What techniques are typically used by international counter-parties in our experience when attempting to gain the initiative during a dispute?
The most striking example of gaining a head start from the outset is the requirement to contract to the other party’s national law and to leave dispute resolution exclusively to the national court of the country of residence of the other party. By acting accordingly, the opposing party also immediately raises a blockade for direct representation of interests by the lawyer on the other side, since foreign lawyers are often not allowed to represent their client in the national courts abroad because of the legal monopoly of the native legal professionals. The lawyer on the other side will, therefore, have to be assisted by a native lawyer whom he cannot easily instruct due to a lack of knowledge of the indigenous procedural rules. Another disadvantage not to be underestimated is the foreign language that the lawyer from abroad often does not have or does not sufficiently control, making him powerless to properly represent the interests of his client abroad.
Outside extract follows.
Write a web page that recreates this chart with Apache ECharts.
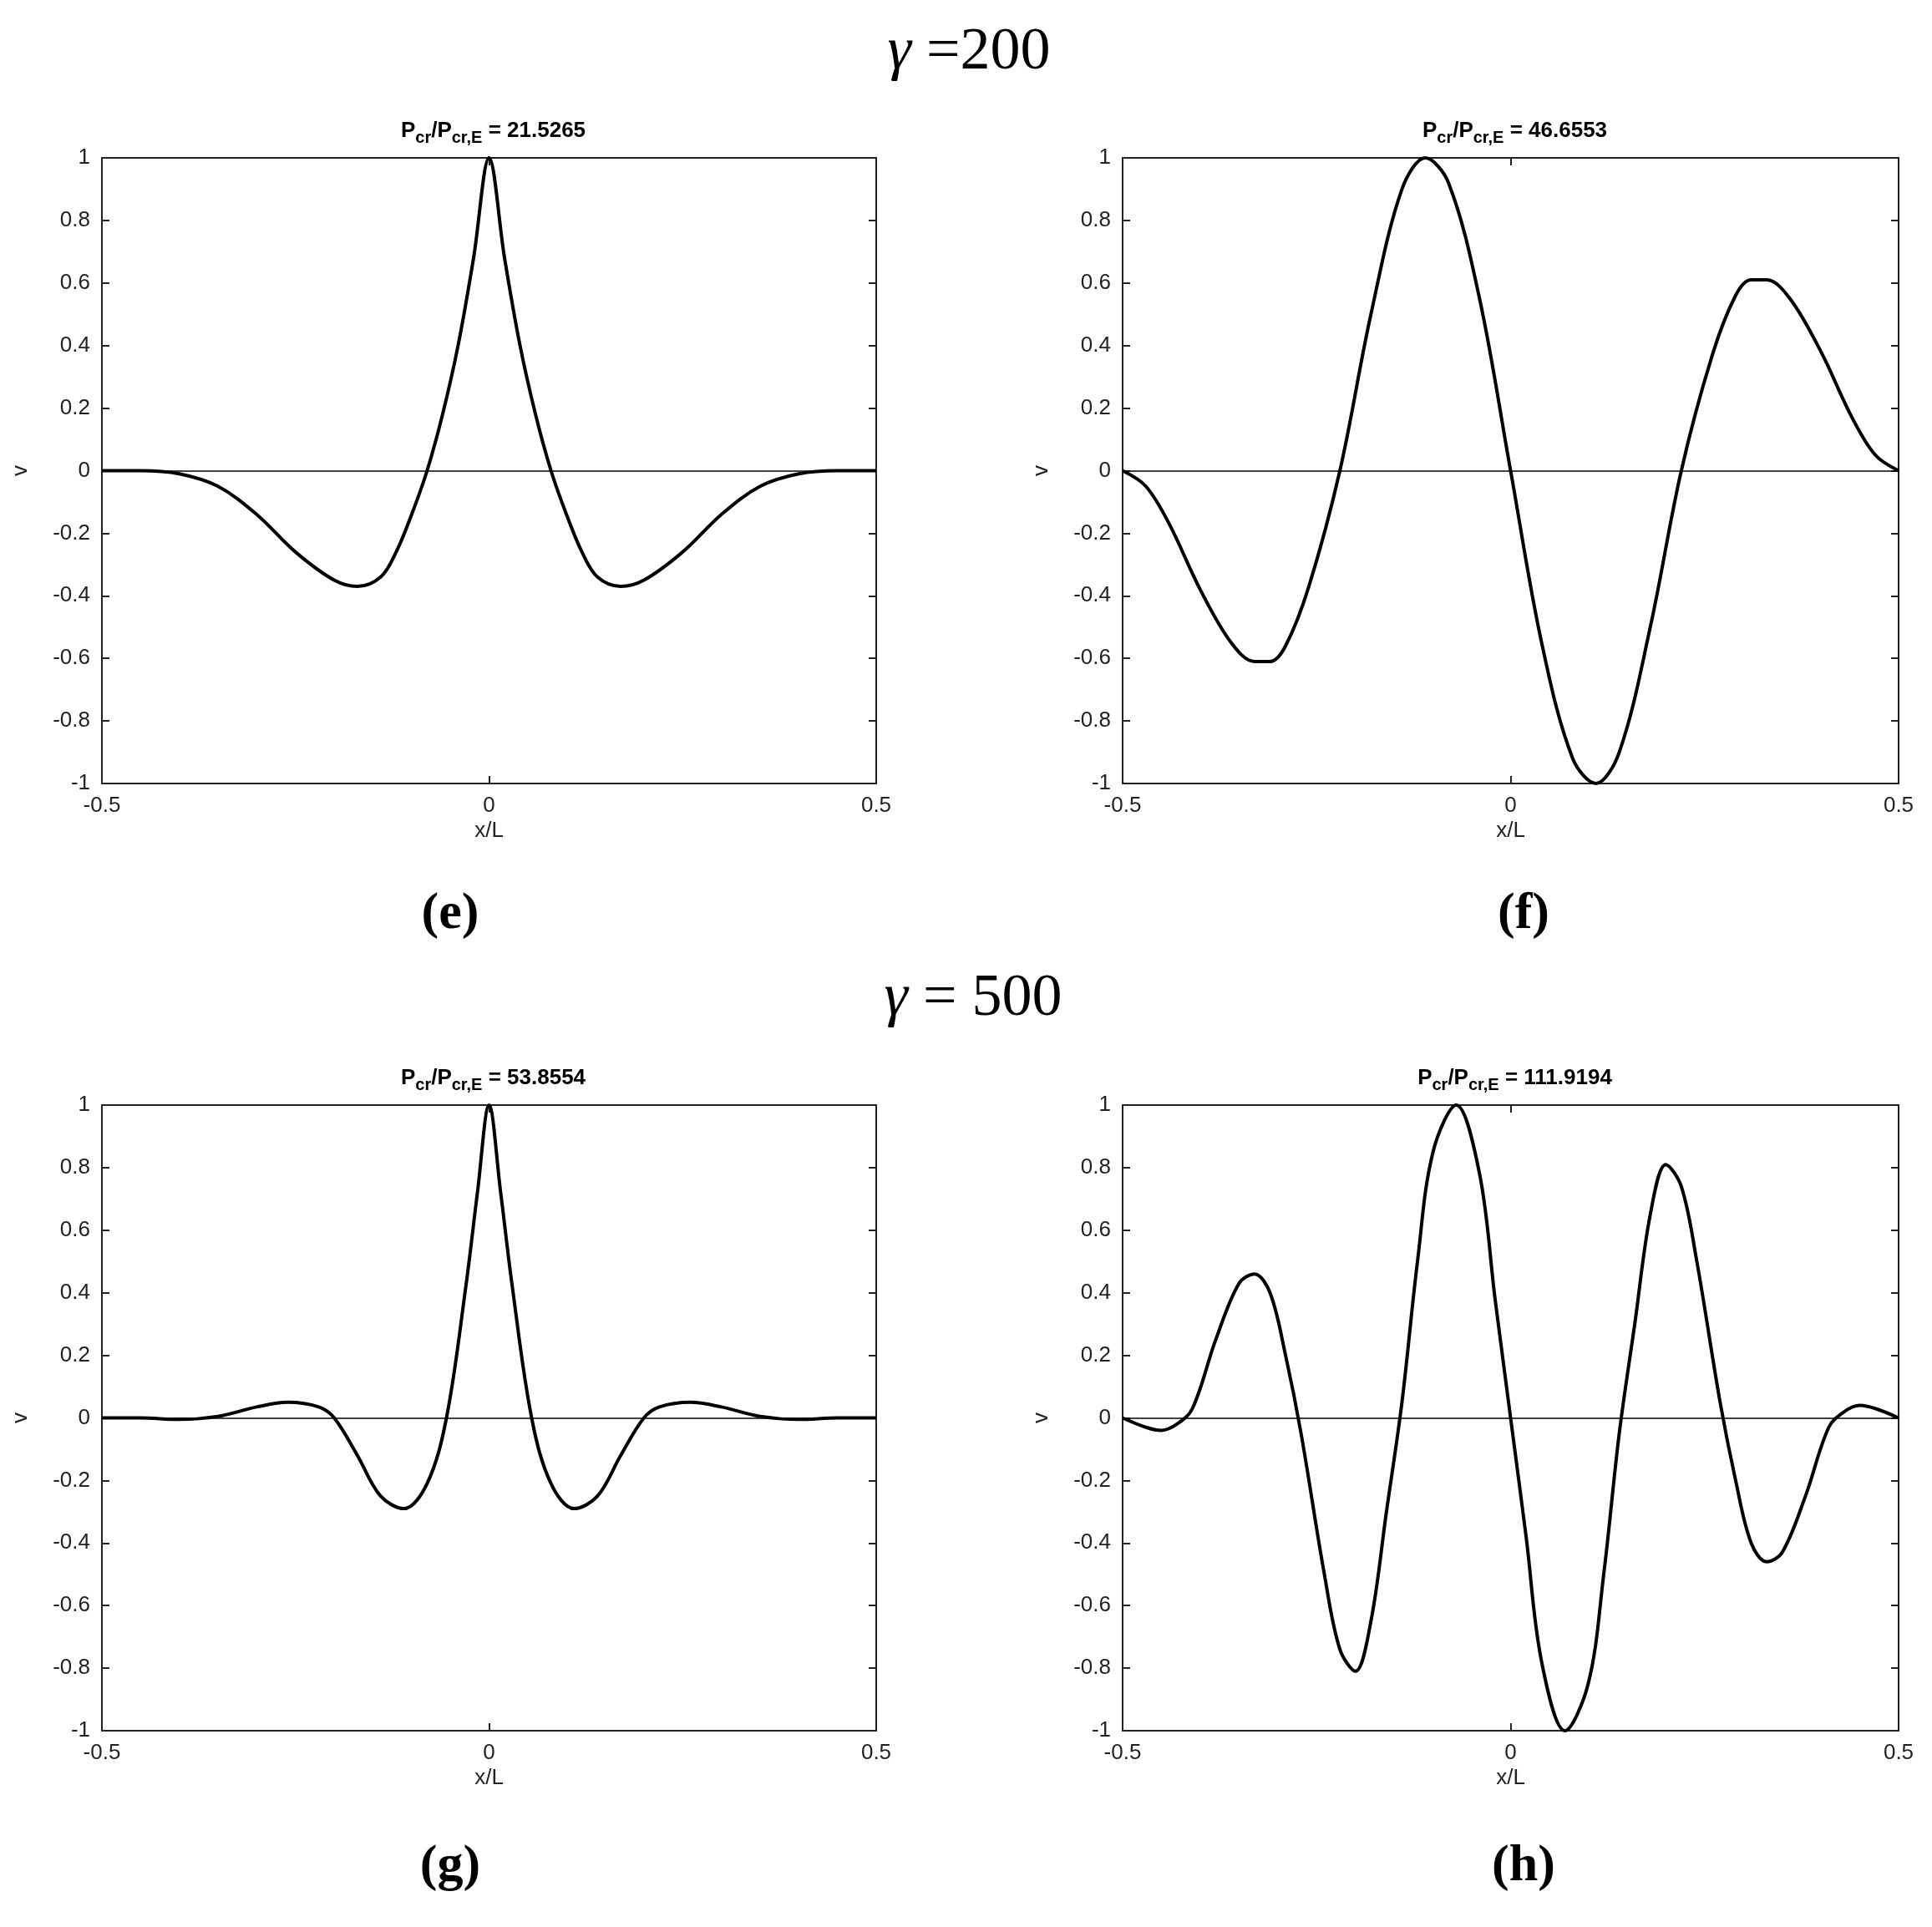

How important are civil procedural rules?
As indicated above, civil procedural rules are very important and not to be underestimated since they can put the foreign lawyer offside because of the aforementioned process monopoly of the native legal professionals. However, in the Netherlands, the District Court of Amsterdam accepts procedures taking place in the English language instead of Dutch. Dutch arbitrated tribunals often also cover proceedings in English. Apart from that, one of the first topics to decide upon is whether or not to raise an objection against the competence of the Court, depending on the interest of the client.